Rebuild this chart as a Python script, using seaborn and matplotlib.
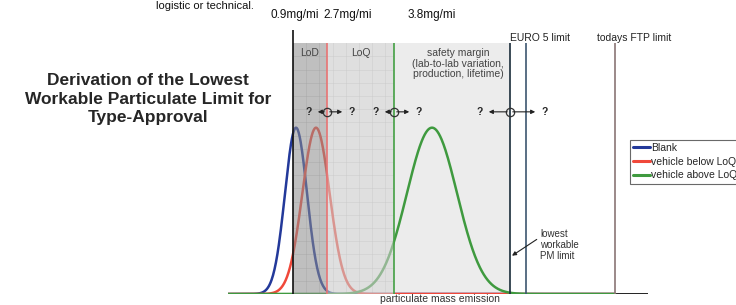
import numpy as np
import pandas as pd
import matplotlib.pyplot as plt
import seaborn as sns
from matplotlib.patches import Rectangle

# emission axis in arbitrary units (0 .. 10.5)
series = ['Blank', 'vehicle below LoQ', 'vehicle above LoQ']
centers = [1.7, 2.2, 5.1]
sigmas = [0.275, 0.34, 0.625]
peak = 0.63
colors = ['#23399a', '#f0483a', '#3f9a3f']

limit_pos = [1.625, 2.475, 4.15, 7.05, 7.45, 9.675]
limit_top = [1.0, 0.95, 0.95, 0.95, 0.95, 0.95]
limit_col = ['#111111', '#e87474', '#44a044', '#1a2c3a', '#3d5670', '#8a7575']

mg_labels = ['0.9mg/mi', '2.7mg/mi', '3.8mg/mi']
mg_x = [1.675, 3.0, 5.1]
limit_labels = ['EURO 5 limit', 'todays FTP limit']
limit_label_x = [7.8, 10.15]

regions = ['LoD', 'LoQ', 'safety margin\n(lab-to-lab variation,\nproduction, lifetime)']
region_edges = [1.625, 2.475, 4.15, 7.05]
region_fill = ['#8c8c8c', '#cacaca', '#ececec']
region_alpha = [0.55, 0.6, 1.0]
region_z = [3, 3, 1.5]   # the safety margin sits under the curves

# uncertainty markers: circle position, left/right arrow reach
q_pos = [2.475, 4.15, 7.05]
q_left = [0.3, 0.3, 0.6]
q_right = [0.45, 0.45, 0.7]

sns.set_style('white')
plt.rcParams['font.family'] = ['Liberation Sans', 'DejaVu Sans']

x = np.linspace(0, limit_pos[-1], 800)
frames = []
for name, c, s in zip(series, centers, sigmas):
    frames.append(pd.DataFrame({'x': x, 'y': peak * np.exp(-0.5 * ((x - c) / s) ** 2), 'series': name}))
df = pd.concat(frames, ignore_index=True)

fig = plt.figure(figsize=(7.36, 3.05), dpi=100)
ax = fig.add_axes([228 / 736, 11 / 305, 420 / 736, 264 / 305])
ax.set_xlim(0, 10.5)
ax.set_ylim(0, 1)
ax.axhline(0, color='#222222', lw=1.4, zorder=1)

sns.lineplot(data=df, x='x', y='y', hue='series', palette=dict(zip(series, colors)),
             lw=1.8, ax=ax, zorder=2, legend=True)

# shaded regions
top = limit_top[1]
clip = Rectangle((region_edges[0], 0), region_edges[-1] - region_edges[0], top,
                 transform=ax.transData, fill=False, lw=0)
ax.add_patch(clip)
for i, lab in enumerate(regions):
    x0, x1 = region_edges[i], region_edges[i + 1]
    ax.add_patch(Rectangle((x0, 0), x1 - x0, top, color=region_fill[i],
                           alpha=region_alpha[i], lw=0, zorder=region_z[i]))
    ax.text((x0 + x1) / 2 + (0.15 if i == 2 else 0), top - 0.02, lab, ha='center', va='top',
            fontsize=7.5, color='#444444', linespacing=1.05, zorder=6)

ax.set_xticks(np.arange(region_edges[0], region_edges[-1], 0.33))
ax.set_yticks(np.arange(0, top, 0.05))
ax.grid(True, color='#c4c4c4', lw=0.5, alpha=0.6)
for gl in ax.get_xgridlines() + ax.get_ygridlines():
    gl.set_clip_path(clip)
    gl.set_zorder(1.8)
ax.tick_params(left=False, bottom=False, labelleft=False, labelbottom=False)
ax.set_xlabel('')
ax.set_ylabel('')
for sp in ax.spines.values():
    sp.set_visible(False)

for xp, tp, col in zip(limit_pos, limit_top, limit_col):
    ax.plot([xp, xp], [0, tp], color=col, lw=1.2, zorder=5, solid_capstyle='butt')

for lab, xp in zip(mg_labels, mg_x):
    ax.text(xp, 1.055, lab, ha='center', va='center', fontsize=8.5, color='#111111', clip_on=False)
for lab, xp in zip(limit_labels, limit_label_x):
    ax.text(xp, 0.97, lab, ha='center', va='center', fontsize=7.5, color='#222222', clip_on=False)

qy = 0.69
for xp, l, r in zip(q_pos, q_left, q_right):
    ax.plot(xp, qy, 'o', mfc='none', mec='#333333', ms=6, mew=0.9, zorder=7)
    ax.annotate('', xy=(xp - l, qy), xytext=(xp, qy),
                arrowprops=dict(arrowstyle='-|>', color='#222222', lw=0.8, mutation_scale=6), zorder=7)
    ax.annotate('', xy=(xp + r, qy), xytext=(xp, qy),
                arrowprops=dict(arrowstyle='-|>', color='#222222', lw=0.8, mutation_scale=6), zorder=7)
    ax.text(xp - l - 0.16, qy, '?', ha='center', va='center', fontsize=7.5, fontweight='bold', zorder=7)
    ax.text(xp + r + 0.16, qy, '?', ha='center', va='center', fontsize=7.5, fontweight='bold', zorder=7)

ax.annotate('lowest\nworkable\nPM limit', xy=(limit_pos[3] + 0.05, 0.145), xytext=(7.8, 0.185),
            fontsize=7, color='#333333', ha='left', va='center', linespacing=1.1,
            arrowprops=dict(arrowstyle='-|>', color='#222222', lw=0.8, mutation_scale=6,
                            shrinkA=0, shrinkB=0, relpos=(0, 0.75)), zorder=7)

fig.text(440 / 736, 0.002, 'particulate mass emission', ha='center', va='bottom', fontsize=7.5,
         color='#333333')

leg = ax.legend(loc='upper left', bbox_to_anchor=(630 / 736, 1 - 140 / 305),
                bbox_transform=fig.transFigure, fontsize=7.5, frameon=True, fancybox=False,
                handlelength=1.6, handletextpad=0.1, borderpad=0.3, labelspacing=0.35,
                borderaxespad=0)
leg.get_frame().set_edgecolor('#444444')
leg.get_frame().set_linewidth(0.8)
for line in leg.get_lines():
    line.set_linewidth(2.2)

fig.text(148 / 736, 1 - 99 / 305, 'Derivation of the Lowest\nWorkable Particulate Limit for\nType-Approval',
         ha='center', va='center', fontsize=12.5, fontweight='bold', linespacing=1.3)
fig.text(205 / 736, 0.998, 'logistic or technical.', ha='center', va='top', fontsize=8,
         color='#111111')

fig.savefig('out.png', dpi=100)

________________

What you are asked to do - Copy out every line holding the string "matplotlib".

Task response -
Rebuild this chart as a Python script, using seaborn and matplotlib.
import matplotlib.pyplot as plt
from matplotlib.patches import Rectangle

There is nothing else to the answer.